John- I question your conclusion on #2 (If true, there exists some model that can predict future inflation better than the TIPS spread.) Isn't it possible that sometimes the TIPS spread is an accident of circumstances, and doesn't always precisely reflect the market's expectations of inflation?

You can give the same market the same information, but the results will not always be the same.

Ari T writes:

Okay, I'm not an economist but how I think EMH goes a lot deeper than just economics, and it goes all the way to epistemology. And I think most articles that I have read about EMH, miss something very profound about nature of knowledge.

Saying EMH is right, is basically saying nobody could ever know anything. It's like Daniel Kahneman saying statistically you are almost likely to be right as wrong, so you can't really know anything. Tyler and Robin argued the value of economics, or any special knowledge regarding political outcomes. Robin said economists know more, Tyler argued that they don't adjusted for IQ and number of other measures.

That's like saying the only relevant question if a person should become an entrepreneur is how much risk he wants to take. Or rather, that there is no other knowledge (or model)!

EMH is a bit like Schrödinger's cat in physics. As soon as enough people observe the arbitrage, the arbitrage disappears.

I think some people want this permanent model which says when they have knowledge (arbitrage) and when not. But in reality there is usually not such model. You need to use your own brains to consider. A lot of people out there are selling you arbitrage which doesn't exist, but that doesn't mean arbitrage doesn't exist.

I also think the distinction between "public" and "private" knowledge is vague. A lot of knowledge is tacit and implicit. For example I had private knowledge that Apple was underpriced. This wasn't based on knowledge I acquired as any kind of insider, but reasoning I made about the product and company as whole. David Friedman said same thing.

So arguing whether EMH is right or not, is missing the point. You are basically asking where is my model that tells me if I can disagree with the majority or not, but I argue that such simple model doesn't exist. And usually the cost is the time spent acquiring that knowledge. Because of 2nd law of thermodynamics, complexity of the world increases, every situation is different.
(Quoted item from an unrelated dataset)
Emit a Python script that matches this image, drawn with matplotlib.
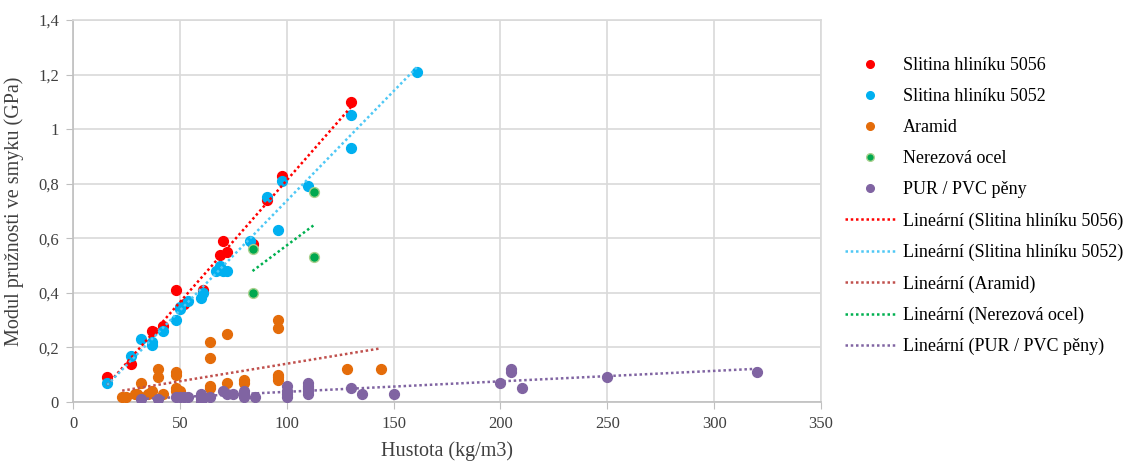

I think Lee Smolin (or some other physicists) argued also that even the laws of physics may not be constant (although they will be constant enough within our lifetime).

Steve Sailer writes:

The existence of the hedge fund industry, with its extravagant 2-and-20 pay system raises serious questions about EMH? Why hasn't efficient markets hammered down the cost of hedge funds to say 1-and-10 or 0.5-and-5?

EMH can be vindicated, however, by assuming that hedge fund profits stem largely from inside information.

I haven't seen too many economists wanting to make that suggestion, however.

Mark V Anderson writes:

And yet no one in the comments has questioned your comments on supply and demand. You say that if a laundromat raised its prices by 5% it would likely keep a substantial number of customers. Of course this is true, how does that contradict S&D? You move the price up slightly, then the quantity moves down slightly. That is exactly what the demand curve would tell you.

How macro theory over-simplifies the market is your discussion of suppliers being price takers and thus cannot change their prices at all. The theory seems to be that the S&D curves set the one price and that changes from this price will result in 100% loss of customers. That of course is nonsense, because suppliers change their prices all the time.

The problem isn't with the S&P curves but how economists aggregate these curves. In reality every business has a slightly different product and so they are not 100% price takers. Each firm has its own supply and demand curves. But in a competitive industry, the demand curve is very elastic because it is easy for consumers to switch to another company with a very similar product.